Second, the Court points out that "Johnson Controls has shown no factual basis for believing that all or substantially all women would be unable to perform safely . . . the duties of the job involved," ante, at 16 (internal quotations omitted). In my view, this is not only "somewhat academic in light of our conclusion that the company may not exclude fertile women at all," ibid.; it is entirely irrelevant. By reason of the Pregnancy Discrimination Act, it would not matter if all pregnant women placed their children at risk in taking these jobs, just as it does not matter if no men do so. As Judge Easterbrook put it in his dissent below, "Title VII gives parents the power to make occupational decisions affecting their families. A legislative forum is available to those who believe that such decisions should be made elsewhere." International Union, UAW v. Johnson Controls, Inc., 886 F. 2d 871, 915 (CA7 1989) (Easterbrook, J., dissenting).

Third, I am willing to assume, as the Court intimates, ante, at 19-21, that any action required by Title VII cannot give rise to liability under state tort law. That assumption, however, does not answer the question whether an action is required by Title VII (including the BFOQ provision) even if it is subject to liability under state tort law. It is perfectly reasonable to believe that Title VII has accommodated state tort law through the BFOQ exception. However, all that need be said in the present case is that Johnson has not demonstrated a substantial risk of tort liability — which is alone enough to defeat a tort-based assertion of the BFOQ exception.
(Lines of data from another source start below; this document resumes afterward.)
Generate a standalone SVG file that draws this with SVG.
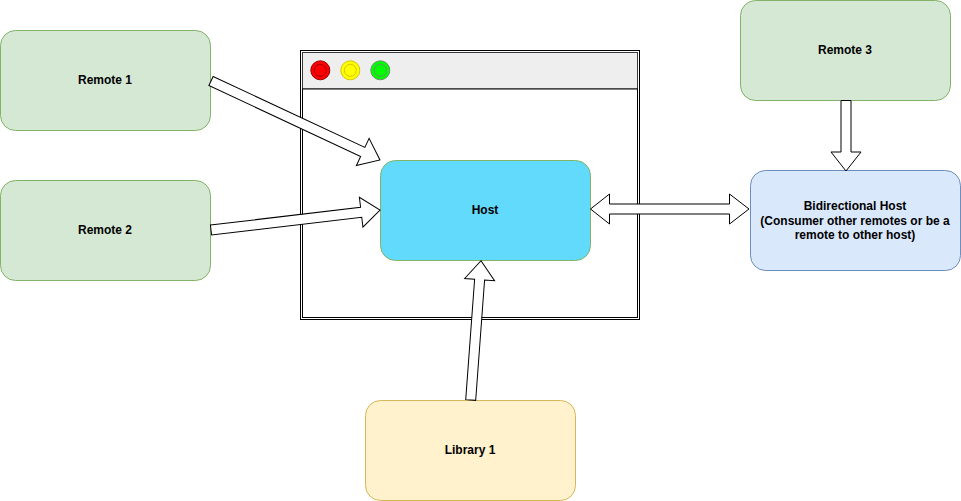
<svg xmlns="http://www.w3.org/2000/svg" width="961" height="501" viewBox="0 0 961 501">
<style>
.lbl{font-family:"Liberation Sans",Arial,Helvetica,sans-serif;font-size:12px;font-weight:bold;fill:#000;text-anchor:middle}
.green{fill:#d5e8d4;stroke:#82b366;stroke-width:1}
.arrow{fill:#fff;stroke:#000;stroke-width:1;stroke-linejoin:miter}
</style>
<rect x="0" y="0" width="961" height="501" fill="#fff"/>
<g id="browser">
<rect x="300.5" y="50.5" width="339" height="269" fill="#fff" stroke="#000"/>
<rect x="302.5" y="52.5" width="335" height="36.5" fill="#eeeeee" stroke="#36393d"/>
<rect x="302.5" y="89" width="335" height="228.5" fill="#fff" stroke="#000"/>
<circle cx="320.3" cy="70.3" r="9.5" fill="#ff0000" stroke="#990000"/>
<circle cx="320.3" cy="70.3" r="6" fill="none" stroke="#990000"/>
<circle cx="350.3" cy="70.3" r="9.5" fill="#ffff00" stroke="#d6c700"/>
<circle cx="350.3" cy="70.3" r="6" fill="none" stroke="#d6c700"/>
<circle cx="380.3" cy="70.3" r="9.5" fill="#00ff00" stroke="#6f8f6f"/>
<circle cx="380.3" cy="70.3" r="6" fill="none" stroke="#6f8f6f"/>
</g>
<g id="remote1">
<rect class="green" x="0.5" y="30.5" width="210" height="100" rx="15"/>
<text class="lbl" x="105" y="84">Remote 1</text>
</g>
<g id="remote2">
<rect class="green" x="0.5" y="180.5" width="210" height="100" rx="15"/>
<text class="lbl" x="105" y="234">Remote 2</text>
</g>
<g id="remote3">
<rect class="green" x="740.5" y="0.5" width="210" height="100" rx="15"/>
<text class="lbl" x="845" y="54">Remote 3</text>
</g>
<g id="host">
<rect x="380.5" y="160.5" width="210" height="100" rx="15" fill="#61dafb" stroke="#82b366"/>
<text class="lbl" x="485" y="214">Host</text>
</g>
<g id="bidirectional-host">
<rect x="750.5" y="170.5" width="210" height="100" rx="15" fill="#dae8fc" stroke="#6c8ebf"/>
<text class="lbl" x="855" y="210">Bidirectional Host</text>
<text class="lbl" x="855" y="224.5">(Consumer other remotes or be a</text>
<text class="lbl" x="855" y="239">remote to other host)</text>
</g>
<g id="library1">
<rect x="365.5" y="400.5" width="210" height="100" rx="15" fill="#fff2cc" stroke="#d6b656"/>
<text class="lbl" x="470" y="454">Library 1</text>
</g>
<g id="connectors">
<path class="arrow" transform="translate(211,81) rotate(25.05)" d="M0,-5 L167.5,-5 L167.5,-15 L186.5,0 L167.5,15 L167.5,5 L0,5 Z"/>
<path class="arrow" transform="translate(211,230) rotate(-6.75)" d="M0,-5 L151.2,-5 L151.2,-15 L170.2,0 L151.2,15 L151.2,5 L0,5 Z"/>
<path class="arrow" transform="translate(470.7,400) rotate(-85.77)" d="M0,-5 L120.7,-5 L120.7,-15 L139.7,0 L120.7,15 L120.7,5 L0,5 Z"/>
<path class="arrow" transform="translate(846,100.5) rotate(90)" d="M0,-5 L51.5,-5 L51.5,-15 L70.5,0 L51.5,15 L51.5,5 L0,5 Z"/>
<path class="arrow" d="M590.5,209 L609.5,194 L609.5,204 L729.5,204 L729.5,194 L749,209 L729.5,224 L729.5,214 L609.5,214 L609.5,224 Z"/>
</g>
</svg>
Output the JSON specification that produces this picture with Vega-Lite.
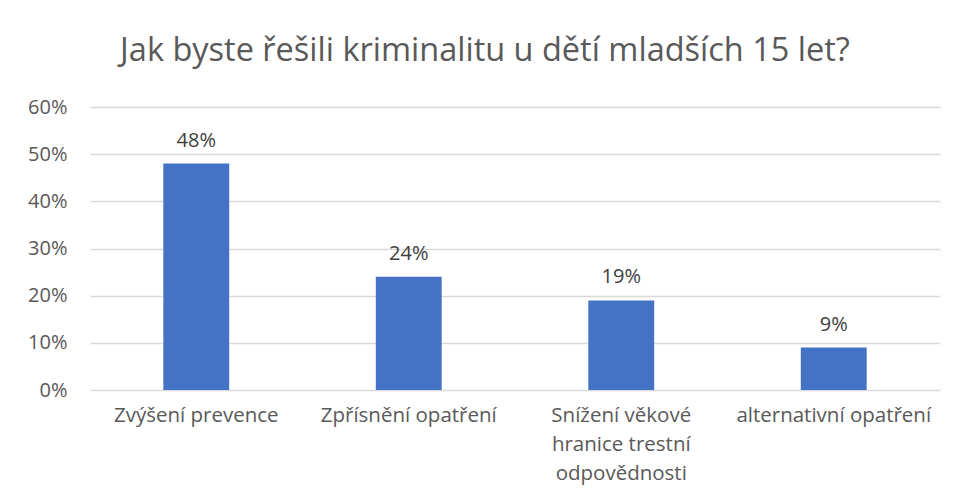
{
  "$schema": "https://vega.github.io/schema/vega-lite/v6.json",
  "autosize": {"type": "none"},
  "width": 850,
  "height": 283,
  "padding": {"left": 90, "top": 107, "right": 16, "bottom": 113},
  "background": "white",
  "title": {
    "text": "Jak byste řešili kriminalitu u dětí mladších 15 let?",
    "fontSize": 32.5,
    "font": "Open Sans",
    "fontWeight": "normal",
    "color": "#595959",
    "anchor": "middle",
    "dx": -30,
    "baseline": "alphabetic",
    "offset": 4
  },
  "data": {
    "values": [
      {"kategorie": "Zvýšení prevence", "podil": 0.48},
      {"kategorie": "Zpřísnění opatření", "podil": 0.24},
      {"kategorie": "Snížení věkové hranice trestní odpovědnosti", "podil": 0.19},
      {"kategorie": "alternativní opatření", "podil": 0.09}
    ]
  },
  "encoding": {
    "x": {
      "field": "kategorie",
      "type": "nominal",
      "sort": null,
      "scale": {"paddingInner": 0.69, "paddingOuter": 0.345},
      "axis": {
        "title": null,
        "labelAngle": 0,
        "labelFont": "Open Sans",
        "labelFontSize": 20.5,
        "labelColor": "#595959",
        "labelPadding": 15,
        "labelLineHeight": 29,
        "labelLimit": 400,
        "labelOverlap": false,
        "labelExpr": "datum.value == 'Snížení věkové hranice trestní odpovědnosti' ? ['Snížení věkové', 'hranice trestní', 'odpovědnosti'] : datum.value",
        "ticks": false,
        "domain": false,
        "grid": false
      }
    },
    "y": {
      "field": "podil",
      "type": "quantitative",
      "scale": {"domain": [0, 0.6], "nice": false},
      "axis": {
        "title": null,
        "format": ".0%",
        "values": [0, 0.1, 0.2, 0.3, 0.4, 0.5, 0.6],
        "labelFont": "Open Sans",
        "labelFontSize": 20,
        "labelColor": "#595959",
        "labelPadding": 23,
        "ticks": false,
        "domain": false,
        "gridColor": "#d9d9d9",
        "gridWidth": 1.3
      }
    }
  },
  "layer": [
    {"mark": {"type": "bar", "color": "#4472C4"}},
    {
      "mark": {"type": "text", "dy": -17, "baseline": "alphabetic", "font": "Open Sans", "fontSize": 20, "color": "#404040"},
      "encoding": {"text": {"field": "podil", "type": "quantitative", "format": ".0%"}}
    }
  ],
  "config": {"view": {"stroke": null}}
}
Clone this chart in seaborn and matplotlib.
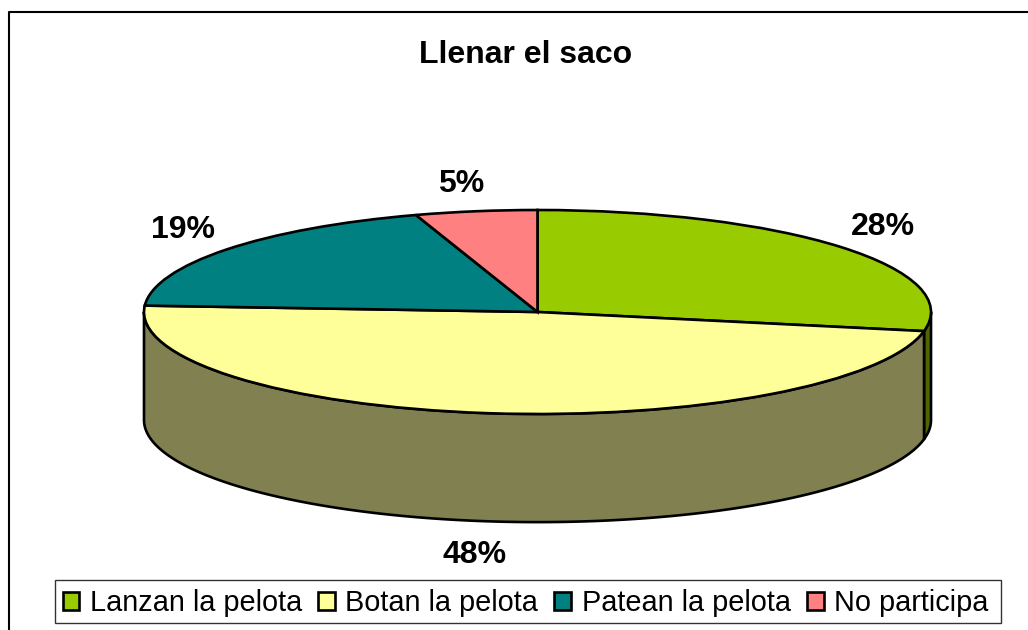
import numpy as np
import matplotlib
matplotlib.use('Agg')
import matplotlib.pyplot as plt
from matplotlib.lines import Line2D
from matplotlib.patches import Rectangle
import seaborn as sns

categories = ['Lanzan la pelota', 'Botan la pelota', 'Patean la pelota', 'No participa']
values = [28, 48, 19, 5]
top_colors = ['#99CC00', '#FFFF99', '#008080', '#FF8080']
side_colors = ['#4D6600', '#808050', '#004040', '#804040']

W, H = 1028, 630
depth = 1.06  # wall height, in units of the squashed radius
line_w = 1.9

sns.set_theme(style='white')
plt.rcParams['font.family'] = ['Liberation Sans', 'DejaVu Sans']

fig = plt.figure(figsize=(W / 100, H / 100), dpi=100, facecolor='white')
# the axes box is the bounding box of the top ellipse
ax = fig.add_axes([144 / W, 1 - 414 / H, 787 / W, 204 / H])

fractions = np.array(values) / sum(values)
edges = np.concatenate([[0], np.cumsum(fractions)]) * 360

# side wall, only the part of each slice that faces front
for i in range(len(values)):
    a0 = max(edges[i], 90)
    a1 = min(edges[i + 1], 270)
    if a1 <= a0:
        continue
    t = np.radians(np.linspace(a0, a1, 200))
    xs = np.sin(t)
    ys = np.cos(t)
    ax.fill(np.r_[xs, xs[::-1]], np.r_[ys, ys[::-1] - depth],
            facecolor=side_colors[i], edgecolor='black', linewidth=line_w,
            joinstyle='round', clip_on=False, zorder=1)

wedges, _ = ax.pie(values, colors=sns.color_palette(top_colors), startangle=90,
                   counterclock=False, radius=1,
                   wedgeprops={'edgecolor': 'black', 'linewidth': line_w, 'zorder': 2, 'clip_on': False})
ax.set_aspect('auto')
ax.set_xlim(-1, 1)
ax.set_ylim(-1, 1)
ax.axis('off')

# percent labels sit outside the rim, the front one below the wall
for i, v in enumerate(values):
    mid = np.radians((edges[i] + edges[i + 1]) / 2)
    lx = 1.115 * np.sin(mid) + 0.02 * np.sign(np.sin(mid))
    ly = 1.2 * np.cos(mid) + 0.07
    if np.cos(mid) < 0:
        ly -= depth + 0.2
    ax.text(lx, ly, str(v) + '%', ha='center', va='center', fontsize=23,
            fontweight='bold', color='black', clip_on=False)

fig.text(525.5 / W, 1 - 55 / H, 'Llenar el saco', ha='center', va='center',
         fontsize=23, fontweight='bold', color='black')

# legend box drawn by hand so its height can be tighter than the text padding
fig.add_artist(Rectangle((54.5 / W, 1 - 622.5 / H), 946 / W, 43 / H,
                         transform=fig.transFigure, facecolor='white',
                         edgecolor='#333333', linewidth=1))
leg = fig.legend(wedges, categories, ncol=4, loc='center',
                 bbox_to_anchor=(525.5 / W, 1 - 603 / H), fontsize=20.8,
                 handlelength=0.58, handleheight=0.58, handletextpad=0.36,
                 columnspacing=0.56, borderpad=0, borderaxespad=0,
                 frameon=False, labelcolor='black')
for h in leg.get_patches():
    h.set_linewidth(line_w)

# outer chart border, cropped at the right and bottom of the image
fig.add_artist(Line2D([8.5 / W, 8.5 / W, 1], [0, 1 - 12 / H, 1 - 12 / H],
                      transform=fig.transFigure, color='black', linewidth=1.5))

fig.savefig('out.png', dpi=100, facecolor='white')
Last, the Court goes far afield, it seems to me, in suggesting that increased cost alone — short of "costs . . . so prohibitive as to threaten survival of the employer's business," ante, at 21 — cannot support a BFOQ defense. See ante, at 18. I agree with Justice White's concurrence, ante, at 4, that nothing in our prior cases suggests this, and in my view it is wrong. I think, for example, that a shipping company may refuse to hire pregnant women as crew members on long voyages because the on-board facilities for foreseeable emergencies, though quite feasible, would be inordinately expensive.

In the present case, however, Johnson has not asserted a cost-based BFOQ.

I concur in the judgment of the Court.